La educación de nuestros hijos es muy importante, eso lo tenemos todos claro. O quizá no, porque últimamente hemos oído los argumentos de ciertos políticos que están convencidos de que imponer algunos recortes a la escolarización básica puede ser beneficioso para la recuperación económica de un país, sin que vean efectos secundarios a largo plazo. Un estudio publicado el mes pasado en la revista Proceedings of the National Academy of Sciences, hecho por dos científicos de la Universidad de Estocolmo, nos demuestra que las repercusiones de jugar con la enseñanza pueden ser más importantes de lo que parece, no solo desde el punto de vista intelectual y social, cosa previsible, sino también a nivel sanitario, como ahora veremos.
Antes tenemos que retroceder unos cuantos años. Estamos en Suecia, justo después de la segunda guerra mundial, y el Gobierno, como tantos otros contemporáneos, decide que es hora de reformar el sistema educativo vigente. La situación recuerda en cierto modo a la actual: Europa está en crisis y busca maneras de rehacer una economía maltrecha. En este contexto, los suecos entienden que es clave asegurar el futuro del país (lo que quizá hoy en día no parece una verdad tan obvia). Una opción inteligente es fijarse en los americanos, a quienes parece que les van bien las cosas. En Estados Unidos, los principios incluyen una escuela pública única, sin distinciones basadas en la capacidad intelectual de los alumnos, y una etapa más larga de escolarización obligatoria. Los británicos ya han decidido prolongar ellos también la enseñanza básica hasta los 15 años (antes de la guerra el límite eran los 14), pero los suecos no saben qué hacer. Al final, siguiendo un razonamiento tremendamente científico pero a la vez un poco irresponsable, optan por poner en marcha el estudio sociológico más grande de la historia. Dividen a sus niños en dos grupos de manera aleatoria: uno seguirá el modelo actual de ocho años de enseñanza obligatoria, con diferencias diseñadas expresamente para los más dotados, y el segundo recibirá una enseñanza igual para todos durante un total de nueve años. La idea es ver si un año más de escuela tiene un efecto importante sobre el nivel cultural medio del alumnado y si el nuevo sistema hará que los estudiantes buenos se vean lastrados por el resto de la clase si no se les da un trato especial. En el experimento participaron de manera forzada 1,2 millones de chicos y chicas y duró de 1949 a 1962, el año en que el Gobierno se dio cuenta de que los resultados eran mucho mejores con el modelo nuevo y decidieron homogeneizar los sistemas.
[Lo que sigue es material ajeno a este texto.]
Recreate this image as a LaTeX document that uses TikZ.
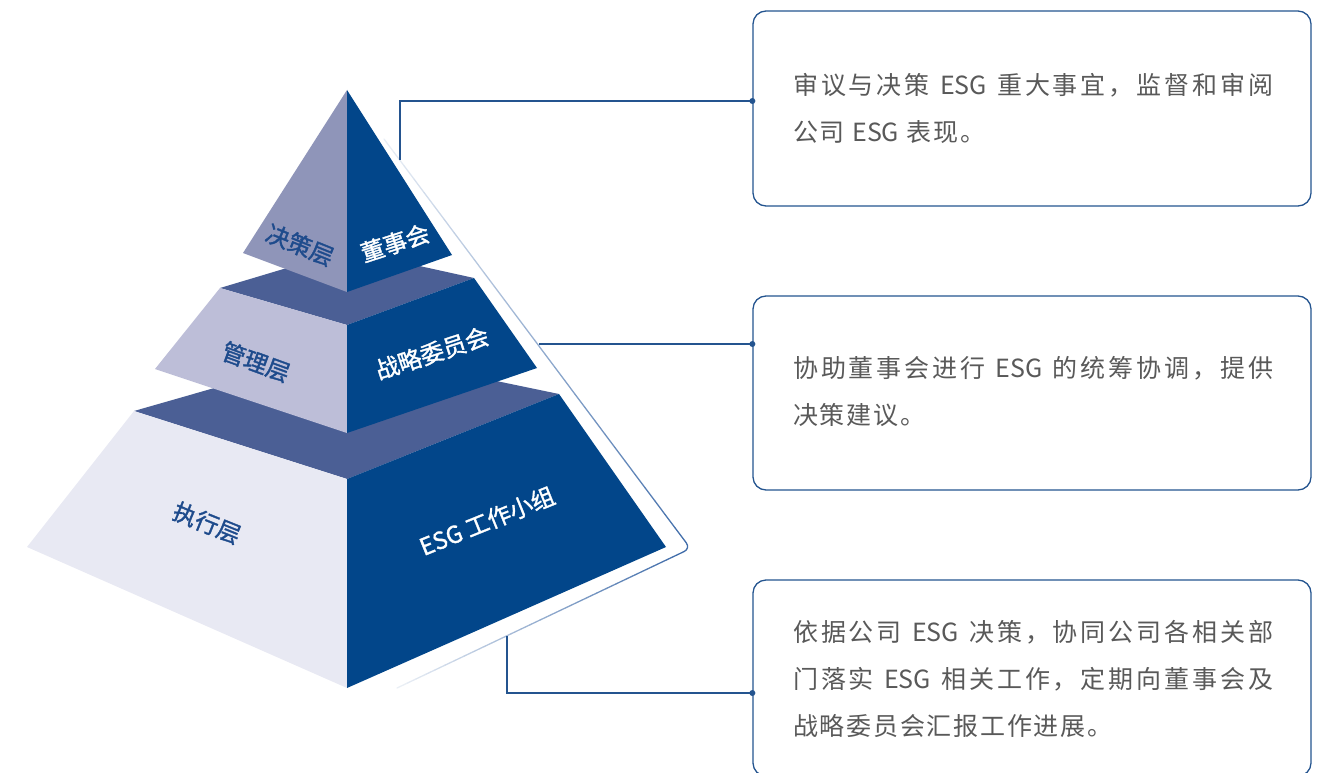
\documentclass[tikz,border=0pt]{standalone}
\usepackage{fontspec}
\setmainfont{Noto Sans CJK SC}
\newfontfamily\boxfont[LetterSpace=7]{Noto Sans CJK SC}
\newfontfamily\latinfont{Noto Sans CJK SC}
\newfontfamily\labfont[FakeBold=1.4]{Noto Sans CJK SC}
\usetikzlibrary{calc}
\newcommand\esg{{\latinfont ESG}}
\newcommand\jline[1]{\hbox to 480pt{\jfirst#1\relax}}
\def\jfirst#1{#1\jloop}
\def\jloop#1{\ifx\relax#1\else\hfil#1\expandafter\jloop\fi}
\definecolor{rface}{HTML}{02468A}
\definecolor{slate}{HTML}{4B5F95}
\definecolor{lface1}{HTML}{8F95B9}
\definecolor{lface2}{HTML}{BDBED8}
\definecolor{lface3}{HTML}{E8E9F3}
\definecolor{labblue}{HTML}{1E4B8C}
\definecolor{conncol}{HTML}{24548F}
\definecolor{outl}{HTML}{3D6AA8}
\definecolor{txtgray}{HTML}{595959}
\tikzset{
  infobox/.style={draw=conncol, line width=1.3pt, rounded corners=13pt, fill=none, inner sep=0pt},
  boxtext/.style={anchor=west, align=left, inner sep=0pt, text=txtgray, font=\boxfont\fontsize{25}{47}\selectfont},
  leftlab/.style={text=labblue, inner sep=0pt, font=\labfont\fontsize{23.5}{26}\selectfont},
  rightlab/.style={text=white, inner sep=0pt, font=\labfont\fontsize{23.5}{26}\selectfont},
  conn/.style={draw=conncol, line width=1.4pt},
  outline/.style={line width=1.3pt, line cap=round}
}
\begin{document}
\begin{tikzpicture}[x=1pt,y=-1pt]
\useasboundingbox (0,0) rectangle (1325,773);
\begin{scope}
\clip (0,0) rectangle (1325,773);
% bottom tier
\fill[slate] (134,411) -- (347,350) -- (559,394) -- (347,479) -- cycle;
\fill[lface3] (134,411) -- (347,479) -- (347,688) -- (27,547) -- cycle;
\fill[rface] (347,479) -- (559,394) -- (666,547) -- (347,688) -- cycle;
% middle tier
\fill[slate] (220,288) -- (347,250) -- (474,278) -- (347,325) -- cycle;
\fill[lface2] (220,288) -- (347,325) -- (347,433) -- (155,369) -- cycle;
\fill[rface] (347,325) -- (474,278) -- (537,368) -- (347,433) -- cycle;
% top tier
\fill[lface1] (347,90) -- (347,292) -- (243,253) -- cycle;
\fill[rface] (347,90) -- (452,255) -- (347,292) -- cycle;

% outline with fading
\coordinate (A0) at (384,139);
\coordinate (K) at (690.5,548.5);
\coordinate (B0) at (397,688);
\coordinate (Ka) at ($(K)!9pt!(A0)$);
\coordinate (Kb) at ($(K)!9pt!(B0)$);
\foreach \i in {0,...,29}{
  \pgfmathsetmacro\s{\i/30}
  \pgfmathsetmacro\e{(\i+1)/30}
  \pgfmathsetmacro\p{12+86*\s}
  \draw[outline, draw=outl!\p!white] ($(A0)!\s!(Ka)$) -- ($(A0)!\e!(Ka)$);
}
\draw[outline, draw=outl!98!white, rounded corners=7pt] (Ka) -- (K) -- (Kb);
\foreach \i in {0,...,29}{
  \pgfmathsetmacro\s{\i/30}
  \pgfmathsetmacro\e{(\i+1)/30}
  \pgfmathsetmacro\p{98-90*\s}
  \draw[outline, draw=outl!\p!white] ($(Kb)!\s!(B0)$) -- ($(Kb)!\e!(B0)$);
}

% pyramid labels
\node[leftlab, rotate=-22] (l1) at (300,245) {决策层};
\node[rightlab, rotate=18] (r1) at (395,243) {董事会};
\node[leftlab, rotate=-20] (l2) at (256,362) {管理层};
\node[rightlab, rotate=18] (r2) at (432,353) {战略委员会};
\node[leftlab, rotate=-22] (l3) at (207,523) {执行层};
\node[rightlab, rotate=22] (r3) at (487,521) {ESG 工作小组};

% boxes
\node[infobox, minimum width=558pt, minimum height=195pt] (b1) at (1032,108.5) {};
\node[infobox, minimum width=558pt, minimum height=194pt] (b2) at (1032,393) {};
\node[infobox, minimum width=558pt, minimum height=196pt] (b3) at (1032,678) {};

\node[boxtext] (t1) at (793,108.5) {\jline{审议与决策{\ \esg\ }重大事宜，监督和审阅}\\公司 \esg{} 表现。};
\node[boxtext] (t2) at (793,391.5) {\jline{协助董事会进行{\ \esg\ }的统筹协调，提供}\\决策建议。};
\node[boxtext] (t3) at (793,678.5) {\jline{依据公司{\ \esg\ }决策，协同公司各相关部}\\\jline{门落实{\ \esg\ }相关工作，定期向董事会及}\\战略委员会汇报工作进展。};

% connectors
\coordinate (o1) at (400,160);
\coordinate (o2) at (539,344);
\coordinate (o3) at (507,636);
\draw[conn] (o1) |- (b1.west |- 0,101);
\fill[conncol] (b1.west |- 0,101) circle (3pt);
\draw[conn] (o2) -- (b2.west |- 0,344);
\fill[conncol] (b2.west |- 0,344) circle (3pt);
\draw[conn] (o3) |- (b3.west |- 0,693);
\fill[conncol] (b3.west |- 0,693) circle (3pt);
\end{scope}
\end{tikzpicture}
\end{document}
Cinco décadas después, los científicos que mencionábamos al principio han tomado los resultados de este gran experimento y los han comparado por primera vez con los datos disponibles del censo y de las defunciones en Suecia. La conclusión que han sacado es que entre la educación y la mortalidad existe una relación causa-efecto: el grupo que siguió con el modelo antiguo tiene un riesgo más elevado de morir entre los 40 y 70 años de edad que el otro, sobre todo por culpa del cáncer, enfermedades cardiovasculares e incluso a consecuencia de un accidente. Esto confirma la correlación ya sabida entre el nivel de alfabetización de un país y su salud, sobre todo en ciertas franjas de edad: cuanto mejor sea nuestra educación, más capaces seremos de entender cuáles son los peligros sanitarios obvios, qué podemos hacer para prevenirlos y qué quieren decir los consejos que nos dan los médicos cuando nos visitan, lo que nos permite aumentar notablemente tanto la calidad como la esperanza de vida. El artículo de los científicos suecos demuestra además que las decisiones en temas de enseñanza reverberan más allá de un posible impacto cultural. Hay que ir, pues, con mucho cuidado cuando se hacen cambios de este tipo, y pensar bien en las posibles consecuencias, incluso con respecto a la salud.
Los datos obtenidos por el Gobierno sueco durante aquellos 13 años son realmente únicos. No se había hecho nunca un estudio de esta magnitud sobre la importancia de la educación en el futuro de un país, que incluso ahora está aportando conclusiones nuevas. Y seguramente nunca se volverá a repetir. Por suerte, porque hoy en día a nadie se le escapa la crueldad implícita en el diseño del experimento, que condenaba un número importante de niños a sufrir una más que posible deficiencia educativa en nombre del rigor científico.
Ningún resultado, por importante que sea, justifica poner en peligro el futuro de un grupo de ciudadanos, sea pequeño o tan grande como este. La ética que actualmente regula cualquier trabajo experimental nos impediría ir tan lejos. Está claro que nuestros políticos no tienen estos problemas morales. Quizá tardaremos décadas en ver los efectos que tendrá sobre la generación que sube en estos tiempos de incertidumbre el pequeño paso atrás en materia de educación que ahora nos proponen hacer, pero algo me dice que no serán muy positivos.